Just to complicate matters even more, similar to common misreadings of Turing, despite Pickering’s straightforward claim about how British cybernetics represents an alternative approach to cybernetics than the one we’ve learned to associate with top-down control and a rationalist world view, at first glance Ashby’s 1952 Design for a Brain does seem to lay the groundwork for today’s disembodied version of AI as he opens the book by saying it represents his interest in “mechanistic explanations for adaptive behavior,” seeking, as he put it, “a logic of pure mechanism” that, if successful, will produce “a specification for building an artificial brain.” (10) Without reading an article of his from 1948 with the same title, “Design for a Brain,” one would never know that he also believed that, unlike the engineer’s approach to the human brain, for the biologist “the human brain is not a thinking machine, it is an acting machine” so that the brain for Ashby is ultimately an “embodied organ, intrinsically tied into bodily performances” (Pickering 6).
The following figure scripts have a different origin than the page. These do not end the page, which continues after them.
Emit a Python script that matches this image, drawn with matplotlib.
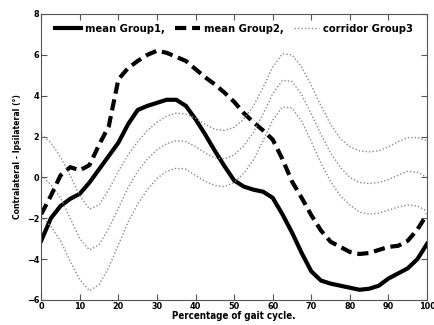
import matplotlib.pyplot as plt
import numpy as np

# percentage of gait cycle
x = np.arange(0, 100.1, 2.5)

mean_g1 = [-3.1, -2.0, -1.4, -1.05, -0.8, -0.25, 0.4, 1.05, 1.7, 2.6,
           3.3, 3.5, 3.65, 3.8, 3.8, 3.5, 2.85, 2.1, 1.3, 0.55,
           -0.15, -0.45, -0.6, -0.7, -1.0, -1.8, -2.7, -3.7, -4.6, -5.05,
           -5.2, -5.3, -5.4, -5.5, -5.45, -5.3, -4.95, -4.7, -4.45, -4.0,
           -3.25]
mean_g2 = [-1.8, -0.9, 0.1, 0.5, 0.35, 0.6, 1.6, 2.5, 4.8, 5.35,
           5.7, 6.0, 6.2, 6.1, 5.9, 5.7, 5.3, 4.9, 4.55, 4.15,
           3.7, 3.15, 2.7, 2.3, 1.85, 0.9, -0.2, -1.0, -1.85, -2.6,
           -3.15, -3.4, -3.65, -3.75, -3.7, -3.55, -3.4, -3.35, -3.1, -2.55,
           -1.8]
corr_upper = [2.1, 1.7, 1.0, 0.1, -0.9, -1.55, -1.35, -0.6, 0.3, 1.1,
              1.75, 2.3, 2.7, 3.0, 3.15, 3.1, 2.9, 2.6, 2.35, 2.3,
              2.45, 2.85, 3.5, 4.4, 5.4, 6.05, 6.0, 5.4, 4.5, 3.5,
              2.6, 1.9, 1.5, 1.3, 1.25, 1.3, 1.5, 1.75, 1.95, 1.95,
              1.8]
corr_mid = [0.1, -0.35, -1.0, -2.0, -3.0, -3.55, -3.3, -2.5, -1.5, -0.5,
            0.3, 0.9, 1.35, 1.65, 1.8, 1.75, 1.5, 1.2, 0.95, 0.9,
            1.1, 1.55, 2.2, 3.1, 4.1, 4.75, 4.7, 4.05, 3.1, 2.1,
            1.2, 0.5, 0.0, -0.25, -0.3, -0.25, -0.1, 0.1, 0.3, 0.25,
            0.0]
corr_lower = [-1.9, -2.4, -3.1, -4.1, -5.0, -5.55, -5.25, -4.4, -3.3, -2.2,
              -1.3, -0.6, -0.05, 0.3, 0.45, 0.4, 0.1, -0.2, -0.4, -0.45,
              -0.25, 0.2, 0.85, 1.8, 2.8, 3.45, 3.4, 2.75, 1.75, 0.7,
              -0.2, -0.9, -1.35, -1.7, -1.8, -1.75, -1.6, -1.45, -1.35, -1.4,
              -1.65]

narrow = ['Liberation Sans Narrow', 'DejaVu Sans']

fig = plt.figure(figsize=(4.34, 3.25), dpi=100)
ax = fig.add_axes([0.095, 0.077, 0.889, 0.880])

dot_kw = dict(color='#8a8a8a', lw=1.0, linestyle=(0, (1, 1.5)))
ax.plot(x, mean_g1, color='black', lw=3, label='mean Group1,')
ax.plot(x, mean_g2, color='black', lw=3, linestyle=(0, (2.7, 1.4)),
        label='mean Group2,')
ax.plot(x, corr_upper, label='corridor Group3', **dot_kw)
ax.plot(x, corr_mid, **dot_kw)
ax.plot(x, corr_lower, **dot_kw)

ax.set_xlim(0, 100)
ax.set_ylim(-6, 8)
ax.set_xticks(np.arange(0, 101, 10))
ax.set_yticks(np.arange(-6, 9, 2))
ax.tick_params(direction='in', length=4, top=True, right=True,
               labelsize=6.5, pad=1.5, color='#555555')
for lab in ax.get_xticklabels() + ax.get_yticklabels():
    lab.set_family(narrow)
    lab.set_fontweight('bold')
    lab.set_fontstretch('condensed')
for s in ax.spines.values():
    s.set_color('#555555')

ax.set_xlabel('Percentage of gait cycle.', fontsize=7, fontweight='bold',
              fontstretch='condensed', labelpad=0)
ax.set_ylabel('Contralateral - Ipsilateral (°)', fontsize=6.2,
              fontweight='bold', fontstretch='condensed', labelpad=3)

ax.legend(loc='upper center', ncol=3, frameon=False, handlelength=2.3,
          handletextpad=0.35, columnspacing=0.9, borderaxespad=0.5,
          prop={'family': narrow, 'weight': 'bold', 'size': 8,
                'stretch': 'condensed'})

fig.savefig('out.png', dpi=100)
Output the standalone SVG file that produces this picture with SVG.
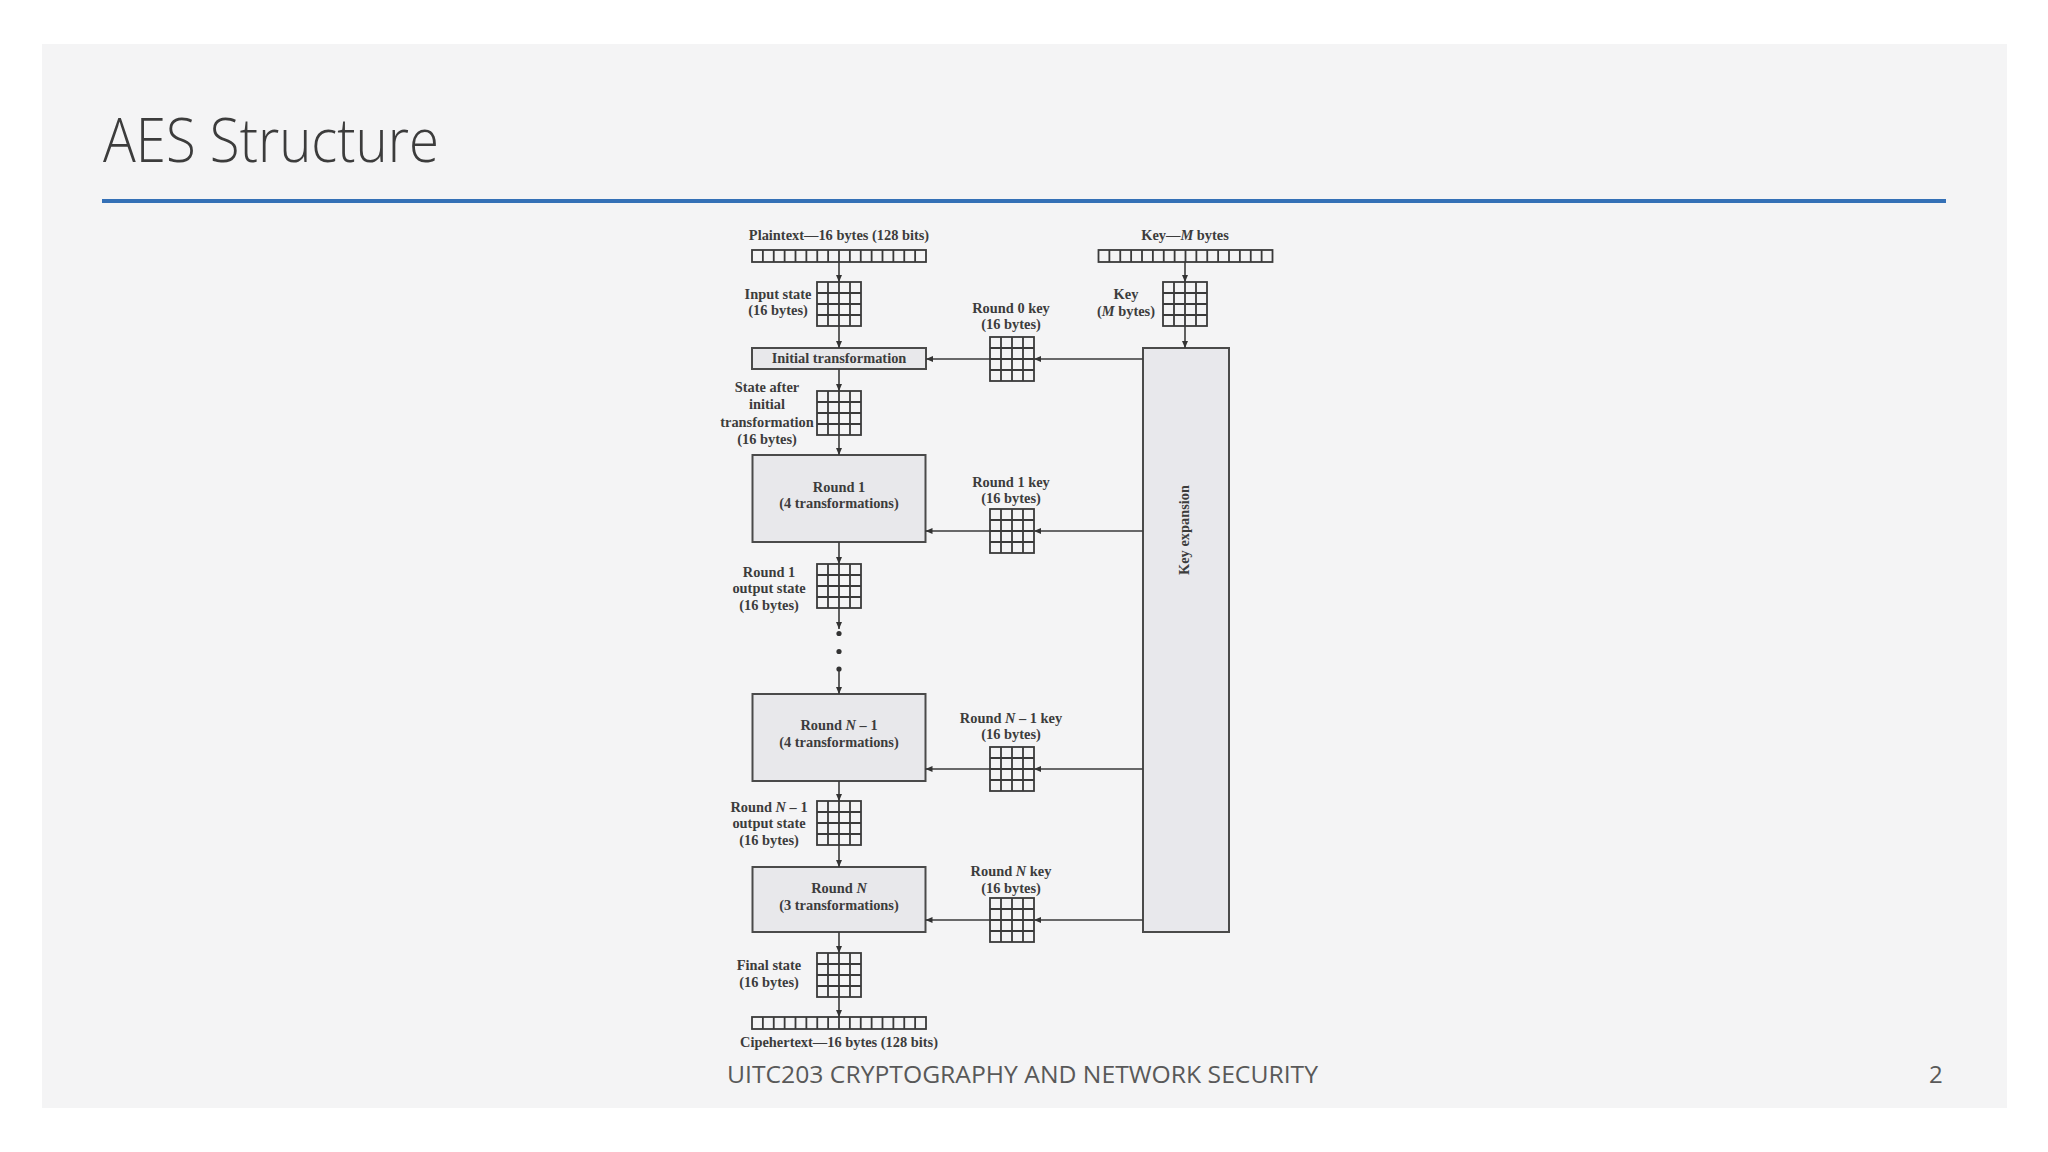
<svg xmlns="http://www.w3.org/2000/svg" xmlns:xlink="http://www.w3.org/1999/xlink" width="2048" height="1152" viewBox="0 0 2048 1152">
<style>
.lbl{font-family:"Liberation Serif","Times New Roman",serif;font-weight:bold;font-size:14.4px;fill:#3c3c3c;text-anchor:middle}
.it{font-style:italic}
.ln{stroke:#3a3a3a;stroke-width:1.8;fill:none}
.box{fill:#e8e8eb;stroke:#4a4a4a;stroke-width:2}
.conn{stroke:#3a3a3a;stroke-width:1.6;fill:none}
</style>
<defs>
<marker id="ah" markerWidth="8" markerHeight="8" refX="7" refY="4" orient="auto" markerUnits="userSpaceOnUse">
<path d="M0,1 L7,4 L0,7 z" fill="#333"/>
</marker>
<g id="grid" class="ln">
<rect x="0" y="0" width="44" height="44"/>
<path d="M11 0V44M22 0V44M33 0V44M0 11H44M0 22H44M0 33H44"/>
</g>
<g id="row" class="ln">
<rect x="0" y="0" width="174" height="12"/>
<path d="M10.875 0V12M21.75 0V12M32.625 0V12M43.5 0V12M54.375 0V12M65.25 0V12M76.125 0V12M87 0V12M97.875 0V12M108.75 0V12M119.625 0V12M130.5 0V12M141.375 0V12M152.25 0V12M163.125 0V12"/>
</g>
</defs>
<rect x="0" y="0" width="2048" height="1152" fill="#ffffff"/>
<rect x="42" y="44" width="1965" height="1064" fill="#f4f4f5"/>
<g id="title">
<text x="103" y="162" font-family="'Open Sans','Noto Sans',sans-serif" font-weight="300" font-size="60" fill="#3c3c3c" textLength="336" lengthAdjust="spacingAndGlyphs">AES Structure</text>
<rect x="102" y="199" width="1844" height="4" fill="#3470b6"/>
</g>
<g id="footer" font-family="'Open Sans','Noto Sans',sans-serif" font-size="24" fill="#595959">
<text x="727" y="1083" textLength="591" lengthAdjust="spacingAndGlyphs">UITC203 CRYPTOGRAPHY AND NETWORK SECURITY</text>
<text x="1929" y="1083">2</text>
</g>

<g id="plaintext">
<text class="lbl" x="839" y="240">Plaintext—16 bytes (128 bits)</text>
<use xlink:href="#row" x="752" y="250"/>
</g>
<g id="input-state">
<use xlink:href="#grid" x="817" y="282"/>
<text class="lbl" x="778" y="299">Input state</text>
<text class="lbl" x="778" y="315">(16 bytes)</text>
</g>
<g id="initial-transformation">
<rect class="box" x="752" y="348" width="174" height="21"/>
<text class="lbl" x="839" y="363">Initial transformation</text>
</g>
<g id="state-after-initial">
<use xlink:href="#grid" x="817" y="391"/>
<text class="lbl" x="767" y="392">State after</text>
<text class="lbl" x="767" y="409">initial</text>
<text class="lbl" x="767" y="426.5">transformation</text>
<text class="lbl" x="767" y="443.5">(16 bytes)</text>
</g>
<g id="round1">
<rect class="box" x="752.5" y="455" width="173" height="87"/>
<text class="lbl" x="839" y="491.5">Round 1</text>
<text class="lbl" x="839" y="508">(4 transformations)</text>
</g>
<g id="round1-output">
<use xlink:href="#grid" x="817" y="564"/>
<text class="lbl" x="769" y="576.5">Round 1</text>
<text class="lbl" x="769" y="593">output state</text>
<text class="lbl" x="769" y="610">(16 bytes)</text>
</g>
<g id="roundN1">
<rect class="box" x="752.5" y="694" width="173" height="87"/>
<text class="lbl" x="839" y="730">Round <tspan class="it">N</tspan> – 1</text>
<text class="lbl" x="839" y="746.5">(4 transformations)</text>
</g>
<g id="roundN1-output">
<use xlink:href="#grid" x="817" y="801"/>
<text class="lbl" x="769" y="811.5">Round <tspan class="it">N</tspan> – 1</text>
<text class="lbl" x="769" y="828">output state</text>
<text class="lbl" x="769" y="845">(16 bytes)</text>
</g>
<g id="roundN">
<rect class="box" x="752.5" y="867" width="173" height="65"/>
<text class="lbl" x="839" y="893">Round <tspan class="it">N</tspan></text>
<text class="lbl" x="839" y="910">(3 transformations)</text>
</g>
<g id="final-state">
<use xlink:href="#grid" x="817" y="953"/>
<text class="lbl" x="769" y="970">Final state</text>
<text class="lbl" x="769" y="987">(16 bytes)</text>
</g>
<g id="ciphertext">
<use xlink:href="#row" x="752" y="1017"/>
<text class="lbl" x="839" y="1047">Cipehertext—16 bytes (128 bits)</text>
</g>

<g id="key-bytes">
<text class="lbl" x="1185" y="240">Key—<tspan class="it">M</tspan> bytes</text>
<use xlink:href="#row" x="1098.5" y="250"/>
</g>
<g id="key-state">
<use xlink:href="#grid" x="1163" y="282"/>
<text class="lbl" x="1126" y="299">Key</text>
<text class="lbl" x="1126" y="315.5">(<tspan class="it">M</tspan> bytes)</text>
</g>
<g id="key-expansion">
<rect x="1143" y="348" width="86" height="584" fill="#e8e8ec" stroke="#4a4a4a" stroke-width="2"/>
<text class="lbl" transform="translate(1189,530) rotate(-90)" x="0" y="0">Key expansion</text>
</g>
<g id="round0-key">
<text class="lbl" x="1011" y="312.5">Round 0 key</text>
<text class="lbl" x="1011" y="329">(16 bytes)</text>
<use xlink:href="#grid" x="990" y="337"/>
</g>
<g id="round1-key">
<text class="lbl" x="1011" y="486.5">Round 1 key</text>
<text class="lbl" x="1011" y="503">(16 bytes)</text>
<use xlink:href="#grid" x="990" y="509"/>
</g>
<g id="roundN1-key">
<text class="lbl" x="1011" y="722.5">Round <tspan class="it">N</tspan> – 1 key</text>
<text class="lbl" x="1011" y="739">(16 bytes)</text>
<use xlink:href="#grid" x="990" y="747"/>
</g>
<g id="roundN-key">
<text class="lbl" x="1011" y="875.5">Round <tspan class="it">N</tspan> key</text>
<text class="lbl" x="1011" y="892.5">(16 bytes)</text>
<use xlink:href="#grid" x="990" y="898"/>
</g>

<g id="connectors" class="conn">
<path d="M839 262V282" marker-end="url(#ah)"/>
<path d="M839 326V348" marker-end="url(#ah)"/>
<path d="M839 369V391" marker-end="url(#ah)"/>
<path d="M839 435V455" marker-end="url(#ah)"/>
<path d="M839 542V564" marker-end="url(#ah)"/>
<path d="M839 608V629" marker-end="url(#ah)"/>
<path d="M839 670V694" marker-end="url(#ah)"/>
<path d="M839 781V801" marker-end="url(#ah)"/>
<path d="M839 845V867" marker-end="url(#ah)"/>
<path d="M839 932V953" marker-end="url(#ah)"/>
<path d="M839 997V1017" marker-end="url(#ah)"/>
<path d="M1185 262V282" marker-end="url(#ah)"/>
<path d="M1185 326V348" marker-end="url(#ah)"/>
<path d="M1143 359H1034" marker-end="url(#ah)"/>
<path d="M990 359H926" marker-end="url(#ah)"/>
<path d="M1143 531H1034" marker-end="url(#ah)"/>
<path d="M990 531H925.5" marker-end="url(#ah)"/>
<path d="M1143 769H1034" marker-end="url(#ah)"/>
<path d="M990 769H925.5" marker-end="url(#ah)"/>
<path d="M1143 920H1034" marker-end="url(#ah)"/>
<path d="M990 920H925.5" marker-end="url(#ah)"/>
<circle cx="839" cy="633.5" r="2.6" fill="#333" stroke="none"/>
<circle cx="839" cy="651.5" r="2.6" fill="#333" stroke="none"/>
<circle cx="839" cy="669" r="2.6" fill="#333" stroke="none"/>
</g>
</svg>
Stafford Beer’s work also presents the same problems as Turing’s and Ashby’s, for while most of his 1959 Cybernetics and Management does seem to concern itself with applying models of a “thinking machine” to the governmental or corporate management of humans, it is not until the end of the book that he makes it clear that even though cybernetic machines dismantle clear divisions between humans, animals, machines, and the environment and institute a distributed model of control, all of this

would be meaningless to someone who had not followed through the development of our argument. So the kind of phrase that usually gets into print in condensed accounts is ‘thinking machine’, making it possible for someone to say, ‘so there can be thinking machines. From this we infer that i) humans beings are really just machines after all, that ii) we move into an epoch in which no human activity will be outside the range of simulation…these ‘developments’ of cybernetic thinking are huge absurdities: They breed in the muck of language.’ (207).    

To close, in my own close readings of these cybernetic thinkers along with works related to the pre-history of AI, I’ve noticed that there is a wonderfully divergent and, again, even contradictory range of ideas across their work and sometimes even within a single work. It turns out it’s diversity and hetergeneity all the way down and this probably explains why it still seems to be possible to follow a path of breadcrumbs from early cybernetics to contemporary AI while ignoring all the claims and findings that would have produced a very different contemporary moment than the one we’re living through.

Sources

Amodei, Dario. “Machines of Loving Grace: How AI Could Transform the World for the Better.” October 2024.

Ashby, Ross. Design for a Brain (London: Chapman & Hall, 1952).

—. “Design for a Brain.” Electronic Engineering 20 (December 1948): 382-83.

Beer, Stafford. Cybernetics and Management (New York: Wiley, 1959).

Fauria, Krysta. “AI Apocalypse? Why Language Surrounding Tech is Sounding Increasingly Religious.” AP News 29 August 2025.

Hui, Yuk. “Introduction.” Cybernetics for the 21st Century. Ed. Yuk Hui (Hong Kong: Hanart Press, 2024).

—. “Machine and Ecology.” Cybernetics for the 21st Century. Ed. Yuk Hui (Hong Kong: Hanart Press, 2024).

Lovelace, Ada. Ada, The Enchantress of Numbers. Ed. Betty Alexandra Toole (Strawberry Press, Mill Valley, CA).

McCarthy, John. “An Unreasonable Book.” Physics Today (1976).

—“Review of The Question of Artificial Intelligence.” Annals of the History of Computing (1989).

McCulloch, Warren and Walter Pitts. “A Logical Calculus of the Ideas Immanent in Nervous Activity.” The Bulletin of Mathematical Biophysics 5:4 (1943).

Pasquinelli, Matteo. The Eye of the Master: A Social History of Artifical Intelligence (London and New York: Verso, 2023).

Pickering, Andrew. The Cybernetic Brain: Sketches of Another Future (Chicago: University of Chicago Press, 2010).

—. “Cybernetics in Britain.” Cybernetics for the 21st Century. Ed. Yuk Hui (Hong Kong: Hanart Press, 2024).

Weizenbaum, Joseph. Computer Power and Human Reason (New York: W.H. Freeman and Company, 1976).